**To be done:** Your task is to transcribe the data in full.
>> start Source data
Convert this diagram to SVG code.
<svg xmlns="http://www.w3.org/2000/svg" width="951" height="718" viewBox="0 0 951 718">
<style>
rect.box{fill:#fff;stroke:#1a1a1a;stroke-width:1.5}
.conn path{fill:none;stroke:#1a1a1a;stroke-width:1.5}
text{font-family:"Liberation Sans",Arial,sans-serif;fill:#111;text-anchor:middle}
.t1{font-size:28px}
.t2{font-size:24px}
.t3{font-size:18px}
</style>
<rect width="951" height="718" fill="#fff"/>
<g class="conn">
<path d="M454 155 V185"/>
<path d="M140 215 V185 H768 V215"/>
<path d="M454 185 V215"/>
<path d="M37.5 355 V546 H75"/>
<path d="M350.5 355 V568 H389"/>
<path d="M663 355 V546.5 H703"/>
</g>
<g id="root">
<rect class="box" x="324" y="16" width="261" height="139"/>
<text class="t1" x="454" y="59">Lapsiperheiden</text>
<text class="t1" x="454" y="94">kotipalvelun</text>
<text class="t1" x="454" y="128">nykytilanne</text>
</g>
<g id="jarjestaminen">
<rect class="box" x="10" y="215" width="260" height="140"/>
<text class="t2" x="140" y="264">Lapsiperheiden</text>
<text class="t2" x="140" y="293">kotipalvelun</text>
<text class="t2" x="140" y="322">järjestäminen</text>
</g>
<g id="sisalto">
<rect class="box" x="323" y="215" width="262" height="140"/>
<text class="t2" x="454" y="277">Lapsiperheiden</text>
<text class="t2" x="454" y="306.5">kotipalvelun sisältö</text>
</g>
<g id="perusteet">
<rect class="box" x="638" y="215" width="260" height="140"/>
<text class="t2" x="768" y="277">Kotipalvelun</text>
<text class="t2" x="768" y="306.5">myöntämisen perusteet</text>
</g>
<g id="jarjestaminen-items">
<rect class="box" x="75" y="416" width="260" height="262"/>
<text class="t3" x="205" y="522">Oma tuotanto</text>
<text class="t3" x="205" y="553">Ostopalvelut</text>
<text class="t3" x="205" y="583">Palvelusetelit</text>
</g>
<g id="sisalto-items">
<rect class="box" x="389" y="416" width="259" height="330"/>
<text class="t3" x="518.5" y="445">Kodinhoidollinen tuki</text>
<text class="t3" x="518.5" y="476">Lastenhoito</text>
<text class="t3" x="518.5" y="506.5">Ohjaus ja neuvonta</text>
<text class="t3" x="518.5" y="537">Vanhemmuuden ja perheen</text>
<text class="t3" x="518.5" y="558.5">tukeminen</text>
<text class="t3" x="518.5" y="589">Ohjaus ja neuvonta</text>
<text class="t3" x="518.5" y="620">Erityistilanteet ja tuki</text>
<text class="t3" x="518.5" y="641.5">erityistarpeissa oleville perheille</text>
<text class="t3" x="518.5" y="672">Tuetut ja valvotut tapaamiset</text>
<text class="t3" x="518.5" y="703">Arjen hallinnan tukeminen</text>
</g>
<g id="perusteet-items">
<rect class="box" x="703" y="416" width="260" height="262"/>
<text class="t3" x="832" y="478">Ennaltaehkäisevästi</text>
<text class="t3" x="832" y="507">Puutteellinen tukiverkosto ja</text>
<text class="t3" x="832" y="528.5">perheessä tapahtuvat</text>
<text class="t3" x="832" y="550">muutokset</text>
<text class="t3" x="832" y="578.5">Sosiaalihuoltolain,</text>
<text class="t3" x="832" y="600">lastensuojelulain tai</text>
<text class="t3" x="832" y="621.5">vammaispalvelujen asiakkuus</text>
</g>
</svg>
>> end Source data
**Problem solution:**
Convert this diagram to SVG code.
<svg xmlns="http://www.w3.org/2000/svg" width="951" height="718" viewBox="0 0 951 718">
<style>
rect.box{fill:#fff;stroke:#1a1a1a;stroke-width:1.5}
.conn path{fill:none;stroke:#1a1a1a;stroke-width:1.5}
text{font-family:"Liberation Sans",Arial,sans-serif;fill:#111;text-anchor:middle}
.t1{font-size:28px}
.t2{font-size:24px}
.t3{font-size:18px}
</style>
<rect width="951" height="718" fill="#fff"/>
<g class="conn">
<path d="M454 155 V185"/>
<path d="M140 215 V185 H768 V215"/>
<path d="M454 185 V215"/>
<path d="M37.5 355 V546 H75"/>
<path d="M350.5 355 V568 H389"/>
<path d="M663 355 V546.5 H703"/>
</g>
<g id="root">
<rect class="box" x="324" y="16" width="261" height="139"/>
<text class="t1" x="454" y="59">Lapsiperheiden</text>
<text class="t1" x="454" y="94">kotipalvelun</text>
<text class="t1" x="454" y="128">nykytilanne</text>
</g>
<g id="jarjestaminen">
<rect class="box" x="10" y="215" width="260" height="140"/>
<text class="t2" x="140" y="264">Lapsiperheiden</text>
<text class="t2" x="140" y="293">kotipalvelun</text>
<text class="t2" x="140" y="322">järjestäminen</text>
</g>
<g id="sisalto">
<rect class="box" x="323" y="215" width="262" height="140"/>
<text class="t2" x="454" y="277">Lapsiperheiden</text>
<text class="t2" x="454" y="306.5">kotipalvelun sisältö</text>
</g>
<g id="perusteet">
<rect class="box" x="638" y="215" width="260" height="140"/>
<text class="t2" x="768" y="277">Kotipalvelun</text>
<text class="t2" x="768" y="306.5">myöntämisen perusteet</text>
</g>
<g id="jarjestaminen-items">
<rect class="box" x="75" y="416" width="260" height="262"/>
<text class="t3" x="205" y="522">Oma tuotanto</text>
<text class="t3" x="205" y="553">Ostopalvelut</text>
<text class="t3" x="205" y="583">Palvelusetelit</text>
</g>
<g id="sisalto-items">
<rect class="box" x="389" y="416" width="259" height="330"/>
<text class="t3" x="518.5" y="445">Kodinhoidollinen tuki</text>
<text class="t3" x="518.5" y="476">Lastenhoito</text>
<text class="t3" x="518.5" y="506.5">Ohjaus ja neuvonta</text>
<text class="t3" x="518.5" y="537">Vanhemmuuden ja perheen</text>
<text class="t3" x="518.5" y="558.5">tukeminen</text>
<text class="t3" x="518.5" y="589">Ohjaus ja neuvonta</text>
<text class="t3" x="518.5" y="620">Erityistilanteet ja tuki</text>
<text class="t3" x="518.5" y="641.5">erityistarpeissa oleville perheille</text>
<text class="t3" x="518.5" y="672">Tuetut ja valvotut tapaamiset</text>
<text class="t3" x="518.5" y="703">Arjen hallinnan tukeminen</text>
</g>
<g id="perusteet-items">
<rect class="box" x="703" y="416" width="260" height="262"/>
<text class="t3" x="832" y="478">Ennaltaehkäisevästi</text>
<text class="t3" x="832" y="507">Puutteellinen tukiverkosto ja</text>
<text class="t3" x="832" y="528.5">perheessä tapahtuvat</text>
<text class="t3" x="832" y="550">muutokset</text>
<text class="t3" x="832" y="578.5">Sosiaalihuoltolain,</text>
<text class="t3" x="832" y="600">lastensuojelulain tai</text>
<text class="t3" x="832" y="621.5">vammaispalvelujen asiakkuus</text>
</g>
</svg>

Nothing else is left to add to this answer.